PATUNG dalam bahasa Arab disebut dengan al-asnam atau al-authan. Istilah al-asnam bermakna berhala atau sesuatu yang disembah. Bagaimana pandangan Islam terkait patung?
Selain bermakna berhala, al-asnam juga dapat diartikan sebagai tiruan bentuk orang, hewan, dan lain-lain yang dibuat atau dipahat dari batu, kayu, atau benda-benda lain.
Adapun seiring perkembangan zaman, dalam pemikiran modern terminologi patung kemudian bergeser menjadi sesuatu yang bukan berhala.
Hal ini berarti patung merupakan karya seni dari buah kreasi manusia yang tidak untuk disembah atau dipuja melainkan sekadar sebagai ornamen keindahan dan diperuntukkan fungsi-fungsi lainnya juga.
BACA JUGA: Hukum Shalat di Tempat yang Ada Patungnya
Patung dalam Ajaran Islam
Dalam Al-Qur’an, patung tercantum pada kisah Nabi Sulaiman yang bisa menggunakan tenaga jin.
Pada dasarnya kita dapat mengetahui tanda-tanda Sulaiman menundukkan segolongan jin atas kuasa Allah untuk membangun istana-istana yang megah, bangunan-bangunan tinggi, dan patung-patung yang indah.
Sebagaimana termaktub dalam Al-Qur’an surat Saba’ ayat 13,
يَعْمَلُوْنَ لَهٗ مَا يَشَاۤءُ مِنْ مَّحَارِيْبَ وَتَمَاثِيْلَ وَجِفَانٍ كَالْجَوَابِ وَقُدُوْرٍ رّٰسِيٰتٍۗ اِعْمَلُوْٓا اٰلَ دَاوٗدَ شُكْرًا ۗوَقَلِيْلٌ مِّنْ عِبَادِيَ الشَّكُوْرُ
Artinya: Mereka (para jin) selalu bekerja untuk Sulaiman sesuai dengan kehendaknya. Di antaranya (membuat) gedung-gedung tinggi, patung-patung, piring-piring (besarnya) seperti kolam dan periuk-periuk yang tetap (di atas tungku). Bekerjalah wahai keluarga Daud untuk bersyukur. Sedikit sekali dari hamba-hamba-Ku yang banyak bersyukur.

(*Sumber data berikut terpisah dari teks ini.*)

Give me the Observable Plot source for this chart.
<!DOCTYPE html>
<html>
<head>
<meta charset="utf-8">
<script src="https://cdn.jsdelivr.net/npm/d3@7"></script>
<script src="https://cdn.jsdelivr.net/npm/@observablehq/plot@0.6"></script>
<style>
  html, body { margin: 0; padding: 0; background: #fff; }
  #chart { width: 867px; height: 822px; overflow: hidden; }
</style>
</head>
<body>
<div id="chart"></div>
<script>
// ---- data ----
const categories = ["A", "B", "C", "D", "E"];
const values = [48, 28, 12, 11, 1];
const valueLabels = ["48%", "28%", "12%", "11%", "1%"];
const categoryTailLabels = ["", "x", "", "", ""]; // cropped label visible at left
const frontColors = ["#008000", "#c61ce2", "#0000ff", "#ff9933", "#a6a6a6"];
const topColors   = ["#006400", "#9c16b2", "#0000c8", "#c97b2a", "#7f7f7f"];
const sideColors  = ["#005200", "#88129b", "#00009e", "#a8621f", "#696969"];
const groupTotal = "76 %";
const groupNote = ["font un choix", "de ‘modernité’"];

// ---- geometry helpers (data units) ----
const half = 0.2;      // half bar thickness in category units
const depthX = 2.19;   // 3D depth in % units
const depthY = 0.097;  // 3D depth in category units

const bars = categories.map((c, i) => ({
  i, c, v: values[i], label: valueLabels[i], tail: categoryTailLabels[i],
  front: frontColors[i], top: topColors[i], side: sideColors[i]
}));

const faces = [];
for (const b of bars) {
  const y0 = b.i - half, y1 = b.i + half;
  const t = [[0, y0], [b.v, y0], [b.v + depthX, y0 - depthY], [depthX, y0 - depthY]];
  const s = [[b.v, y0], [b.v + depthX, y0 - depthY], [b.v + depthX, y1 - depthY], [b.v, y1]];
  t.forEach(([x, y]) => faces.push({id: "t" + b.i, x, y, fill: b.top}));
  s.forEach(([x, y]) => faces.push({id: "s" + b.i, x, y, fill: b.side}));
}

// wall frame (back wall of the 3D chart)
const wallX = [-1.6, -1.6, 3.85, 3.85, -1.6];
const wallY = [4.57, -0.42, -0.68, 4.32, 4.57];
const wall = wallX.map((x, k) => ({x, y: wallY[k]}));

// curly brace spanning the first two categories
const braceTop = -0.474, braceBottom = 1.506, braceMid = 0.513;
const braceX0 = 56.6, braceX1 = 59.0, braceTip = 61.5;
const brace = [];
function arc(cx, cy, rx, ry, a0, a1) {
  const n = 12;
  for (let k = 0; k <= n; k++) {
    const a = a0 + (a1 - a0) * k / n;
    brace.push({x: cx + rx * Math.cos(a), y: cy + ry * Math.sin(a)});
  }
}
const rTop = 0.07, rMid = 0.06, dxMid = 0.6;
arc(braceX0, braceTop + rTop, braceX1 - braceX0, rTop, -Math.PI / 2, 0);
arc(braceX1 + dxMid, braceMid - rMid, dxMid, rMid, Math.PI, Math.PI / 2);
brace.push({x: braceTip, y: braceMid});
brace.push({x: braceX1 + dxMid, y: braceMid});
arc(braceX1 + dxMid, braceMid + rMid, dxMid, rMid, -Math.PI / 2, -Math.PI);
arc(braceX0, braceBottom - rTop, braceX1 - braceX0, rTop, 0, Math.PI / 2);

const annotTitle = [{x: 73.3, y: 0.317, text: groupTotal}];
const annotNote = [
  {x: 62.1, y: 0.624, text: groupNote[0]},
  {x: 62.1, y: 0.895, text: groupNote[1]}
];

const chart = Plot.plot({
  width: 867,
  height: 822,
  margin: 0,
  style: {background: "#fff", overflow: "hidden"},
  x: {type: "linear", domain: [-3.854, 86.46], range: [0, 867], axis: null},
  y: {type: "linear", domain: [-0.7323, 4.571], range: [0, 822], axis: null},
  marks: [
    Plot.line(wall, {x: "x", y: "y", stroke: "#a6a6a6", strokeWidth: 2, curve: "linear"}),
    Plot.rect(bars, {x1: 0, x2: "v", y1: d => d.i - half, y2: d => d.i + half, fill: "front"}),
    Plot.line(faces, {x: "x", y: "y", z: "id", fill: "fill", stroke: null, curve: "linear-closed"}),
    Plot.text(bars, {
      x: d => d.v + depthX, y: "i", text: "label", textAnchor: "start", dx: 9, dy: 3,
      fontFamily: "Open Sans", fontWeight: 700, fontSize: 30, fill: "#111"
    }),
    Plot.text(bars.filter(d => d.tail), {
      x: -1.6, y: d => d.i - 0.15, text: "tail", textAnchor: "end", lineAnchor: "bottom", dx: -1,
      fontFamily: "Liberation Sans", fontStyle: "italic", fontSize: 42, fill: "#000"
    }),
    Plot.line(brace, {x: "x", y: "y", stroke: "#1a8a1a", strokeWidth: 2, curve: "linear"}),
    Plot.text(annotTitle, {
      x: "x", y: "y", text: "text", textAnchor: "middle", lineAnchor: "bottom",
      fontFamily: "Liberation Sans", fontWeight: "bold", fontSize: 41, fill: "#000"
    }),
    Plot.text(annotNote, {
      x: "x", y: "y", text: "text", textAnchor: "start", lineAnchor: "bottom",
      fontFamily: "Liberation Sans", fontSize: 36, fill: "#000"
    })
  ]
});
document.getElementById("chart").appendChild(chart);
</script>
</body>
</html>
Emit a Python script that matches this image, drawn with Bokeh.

Jin-jin itu membuat apa yang diinginkan oleh Sulaiman baik berupa rumah-rumah istana yang menjulang tinggi maupun patung-patung dalam berbagai macam rupa yang dibuat dari tembaga, kaca, dan batu pualam. Juga piring-piring besar dan periuk besar yang tidak bisa ditelungkupkan karena besarnya.
Kerap kali Al-Qur’an mengecam keberadaan patung-patung dan juga mencela orang-orang yang menjadikan patung-patung sebagai Tuhan. Bahkan, Al-Qur’an juga mengisahkan masa di mana Ibrahim menghancurkan berhala-berhala.
Senada dengan hal tersebut, Rasulullah pun telah memusnahkan berhala-berhala yang disimpan di dalam Kakbah dan yang diletakkan di bukit Shafa dan Marwah.
Prof. Dr. Teungku Muhammad Hasbi ash-Shiddieqy dalam Tafsir AL-Quranul Majid An-Nur Jilid 3 menjelaskan bahwa sunnah pun mencela pekerjaan membuat patung dan orang-orang yang membuatnya. Begitu pula hukum mengumpulkan patung-patung itu.
Apabila disimpulkan maka mayoritas ulama sependapat bahwa jika patung itu berbentuk menyerupai ciptaan Allah maka kita haram menyimpannya.
Menurut Alim Ulama
Dalam buku Prinsip dan Panduan Umum Seni Islami yang disusun oleh Tim Komisi Pembinaan Seni dan Budaya Majelis Ulama Indonesia, dijelaskan bahwa terdapat beberapa pendapat ulama mengenai hukum seni rupa (termasuk patung) di dalam Islam.
Pandangan ulama salaf yang populer pada awal kemunculan Islam beranggapan bahwa segala bentuk peniruan adalah usaha menyaingi kesempurnaan Tuhan dan wujud keinginan menciptakan Tuhan baru.
Akan tetapi di sisi lain banyak pula yang membantah pendapat tersebut bahwa bagaimanapun hasil penciptaan manusia tetap tidak akan pernah bisa menyamai apa yang telah diciptakan oleh Tuhan ataupun Tuhan itu sendiri.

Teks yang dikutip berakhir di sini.